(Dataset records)
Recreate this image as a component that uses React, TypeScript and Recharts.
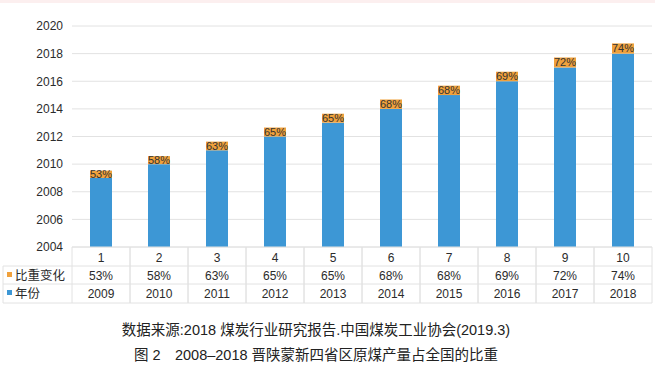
import React from 'react';
import { BarChart, Bar, XAxis, YAxis, CartesianGrid, LabelList } from 'recharts';

const categories = ['1', '2', '3', '4', '5', '6', '7', '8', '9', '10'];
const shares = [53, 58, 63, 65, 65, 68, 68, 69, 72, 74];
const years = [2009, 2010, 2011, 2012, 2013, 2014, 2015, 2016, 2017, 2018];
const yTicks = [2004, 2006, 2008, 2010, 2012, 2014, 2016, 2018, 2020];

const BLUE = '#3d97d5';
const ORANGE = '#f0a13c';
const GRID = '#e2e2e2';
const TEXT = '#2b2b2b';
const FONT = '"Liberation Sans", Arial, "Noto Sans CJK SC", sans-serif';

const W = 655;
const PLOT_LEFT = 72;
const PLOT_RIGHT = 3;
const CELL = (W - PLOT_LEFT - PLOT_RIGHT) / categories.length;
const ROWS = [0, 19, 37, 56];

const data = categories.map((c, i) => ({
  cat: c,
  year: years[i],
  share: shares[i] / 100,
  shareText: `${shares[i]}%`,
}));

// x axis ticks double as the data table under the bars
function TableTick(props: any) {
  const { x, y, payload, index } = props;
  const d = data[index];
  const half = CELL / 2;
  const left = x - half;
  const right = x + half;
  return (
    <g fontFamily={FONT} fontSize={12} fill={TEXT}>
      {ROWS.map((r) => (
        <line key={r} x1={left} x2={right} y1={y + r} y2={y + r} stroke={GRID} />
      ))}
      <line x1={left} x2={left} y1={y} y2={y + ROWS[3]} stroke={GRID} />
      <line x1={right} x2={right} y1={y} y2={y + ROWS[3]} stroke={GRID} />
      <text x={x} y={y + 15} textAnchor="middle">{payload.value}</text>
      <text x={x} y={y + 33} textAnchor="middle">{d.shareText}</text>
      <text x={x} y={y + 51} textAnchor="middle">{d.year}</text>
      {index === 0 && (
        <g>
          <line x1={3} x2={left} y1={y + ROWS[1]} y2={y + ROWS[1]} stroke={GRID} />
          <line x1={3} x2={left} y1={y + ROWS[2]} y2={y + ROWS[2]} stroke={GRID} />
          <line x1={3} x2={left} y1={y + ROWS[3]} y2={y + ROWS[3]} stroke={GRID} />
          <line x1={3} x2={3} y1={y + ROWS[1]} y2={y + ROWS[3]} stroke={GRID} />
          <rect x={7} y={y + 25} width={5} height={5} fill={ORANGE} />
          <text x={15} y={y + 33} fontSize={12.5}>比重变化</text>
          <rect x={7} y={y + 43} width={5} height={5} fill={BLUE} />
          <text x={15} y={y + 51} fontSize={12.5}>年份</text>
        </g>
      )}
    </g>
  );
}

export default function App() {
  return (
    <div style={{ position: 'absolute', left: 0, top: 0, width: 655, height: 370, background: '#fff', fontFamily: FONT }}>
      <div style={{ position: 'absolute', left: 0, top: 0, width: 655, height: 3, background: '#fcefef' }} />
      <BarChart
        width={W}
        height={310}
        data={data}
        margin={{ top: 26, right: PLOT_RIGHT, bottom: 3, left: 0 }}
        barSize={22}
      >
        <CartesianGrid vertical={false} stroke={GRID} />
        <YAxis
          type="number"
          domain={[2004, 2020]}
          ticks={yTicks}
          allowDataOverflow
          width={PLOT_LEFT}
          axisLine={false}
          tickLine={false}
          tickSize={0}
          tickMargin={9}
          tick={{ fontSize: 12, fill: TEXT, fontFamily: FONT }}
        />
        <XAxis
          dataKey="cat"
          height={60}
          axisLine={false}
          tickLine={false}
          tickSize={0}
          tickMargin={0}
          interval={0}
          tick={<TableTick />}
        />
        <Bar dataKey="year" stackId="s" fill={BLUE} isAnimationActive={false} />
        <Bar dataKey="share" stackId="s" fill={ORANGE} isAnimationActive={false}>
          <LabelList dataKey="shareText" position="center" fontSize={11} fill="#333" fontFamily={FONT} />
        </Bar>
      </BarChart>
      <div style={{ position: 'absolute', left: 0, width: 632, top: 318, textAlign: 'center', fontSize: 14.5, color: '#222' }}>
        数据来源:2018 煤炭行业研究报告.中国煤炭工业协会(2019.3)
      </div>
      <div style={{ position: 'absolute', left: 0, width: 632, top: 343, textAlign: 'center', fontSize: 14.5, color: '#222' }}>
        图 2　2008–2018 晋陕蒙新四省区原煤产量占全国的比重
      </div>
    </div>
  );
}
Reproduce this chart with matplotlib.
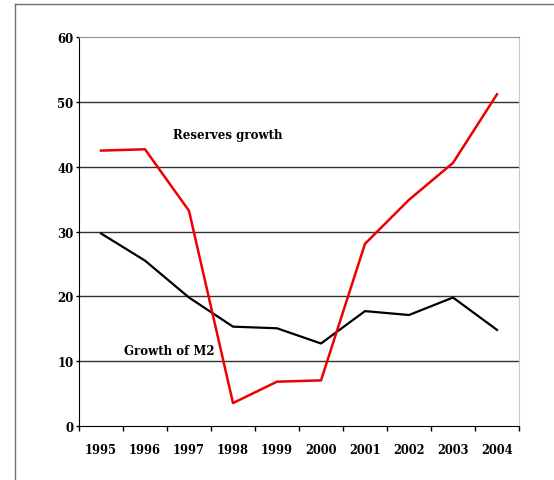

_DIRECTIVE:_
Every entry must be reproduced exactly, with the images left out.

_TASK OUTPUT:_
Recreate this image as a component that uses React, TypeScript and Recharts.
import React from 'react';
import { BarChart, Bar, XAxis, YAxis, CartesianGrid, LabelList } from 'recharts';

const categories = ['1', '2', '3', '4', '5', '6', '7', '8', '9', '10'];
const shares = [53, 58, 63, 65, 65, 68, 68, 69, 72, 74];
const years = [2009, 2010, 2011, 2012, 2013, 2014, 2015, 2016, 2017, 2018];
const yTicks = [2004, 2006, 2008, 2010, 2012, 2014, 2016, 2018, 2020];

const BLUE = '#3d97d5';
const ORANGE = '#f0a13c';
const GRID = '#e2e2e2';
const TEXT = '#2b2b2b';
const FONT = '"Liberation Sans", Arial, "Noto Sans CJK SC", sans-serif';

const W = 655;
const PLOT_LEFT = 72;
const PLOT_RIGHT = 3;
const CELL = (W - PLOT_LEFT - PLOT_RIGHT) / categories.length;
const ROWS = [0, 19, 37, 56];

const data = categories.map((c, i) => ({
  cat: c,
  year: years[i],
  share: shares[i] / 100,
  shareText: `${shares[i]}%`,
}));

// x axis ticks double as the data table under the bars
function TableTick(props: any) {
  const { x, y, payload, index } = props;
  const d = data[index];
  const half = CELL / 2;
  const left = x - half;
  const right = x + half;
  return (
    <g fontFamily={FONT} fontSize={12} fill={TEXT}>
      {ROWS.map((r) => (
        <line key={r} x1={left} x2={right} y1={y + r} y2={y + r} stroke={GRID} />
      ))}
      <line x1={left} x2={left} y1={y} y2={y + ROWS[3]} stroke={GRID} />
      <line x1={right} x2={right} y1={y} y2={y + ROWS[3]} stroke={GRID} />
      <text x={x} y={y + 15} textAnchor="middle">{payload.value}</text>
      <text x={x} y={y + 33} textAnchor="middle">{d.shareText}</text>
      <text x={x} y={y + 51} textAnchor="middle">{d.year}</text>
      {index === 0 && (
        <g>
          <line x1={3} x2={left} y1={y + ROWS[1]} y2={y + ROWS[1]} stroke={GRID} />
          <line x1={3} x2={left} y1={y + ROWS[2]} y2={y + ROWS[2]} stroke={GRID} />
          <line x1={3} x2={left} y1={y + ROWS[3]} y2={y + ROWS[3]} stroke={GRID} />
          <line x1={3} x2={3} y1={y + ROWS[1]} y2={y + ROWS[3]} stroke={GRID} />
          <rect x={7} y={y + 25} width={5} height={5} fill={ORANGE} />
          <text x={15} y={y + 33} fontSize={12.5}>比重变化</text>
          <rect x={7} y={y + 43} width={5} height={5} fill={BLUE} />
          <text x={15} y={y + 51} fontSize={12.5}>年份</text>
        </g>
      )}
    </g>
  );
}

export default function App() {
  return (
    <div style={{ position: 'absolute', left: 0, top: 0, width: 655, height: 370, background: '#fff', fontFamily: FONT }}>
      <div style={{ position: 'absolute', left: 0, top: 0, width: 655, height: 3, background: '#fcefef' }} />
      <BarChart
        width={W}
        height={310}
        data={data}
        margin={{ top: 26, right: PLOT_RIGHT, bottom: 3, left: 0 }}
        barSize={22}
      >
        <CartesianGrid vertical={false} stroke={GRID} />
        <YAxis
          type="number"
          domain={[2004, 2020]}
          ticks={yTicks}
          allowDataOverflow
          width={PLOT_LEFT}
          axisLine={false}
          tickLine={false}
          tickSize={0}
          tickMargin={9}
          tick={{ fontSize: 12, fill: TEXT, fontFamily: FONT }}
        />
        <XAxis
          dataKey="cat"
          height={60}
          axisLine={false}
          tickLine={false}
          tickSize={0}
          tickMargin={0}
          interval={0}
          tick={<TableTick />}
        />
        <Bar dataKey="year" stackId="s" fill={BLUE} isAnimationActive={false} />
        <Bar dataKey="share" stackId="s" fill={ORANGE} isAnimationActive={false}>
          <LabelList dataKey="shareText" position="center" fontSize={11} fill="#333" fontFamily={FONT} />
        </Bar>
      </BarChart>
      <div style={{ position: 'absolute', left: 0, width: 632, top: 318, textAlign: 'center', fontSize: 14.5, color: '#222' }}>
        数据来源:2018 煤炭行业研究报告.中国煤炭工业协会(2019.3)
      </div>
      <div style={{ position: 'absolute', left: 0, width: 632, top: 343, textAlign: 'center', fontSize: 14.5, color: '#222' }}>
        图 2　2008–2018 晋陕蒙新四省区原煤产量占全国的比重
      </div>
    </div>
  );
}
Reproduce this chart with matplotlib.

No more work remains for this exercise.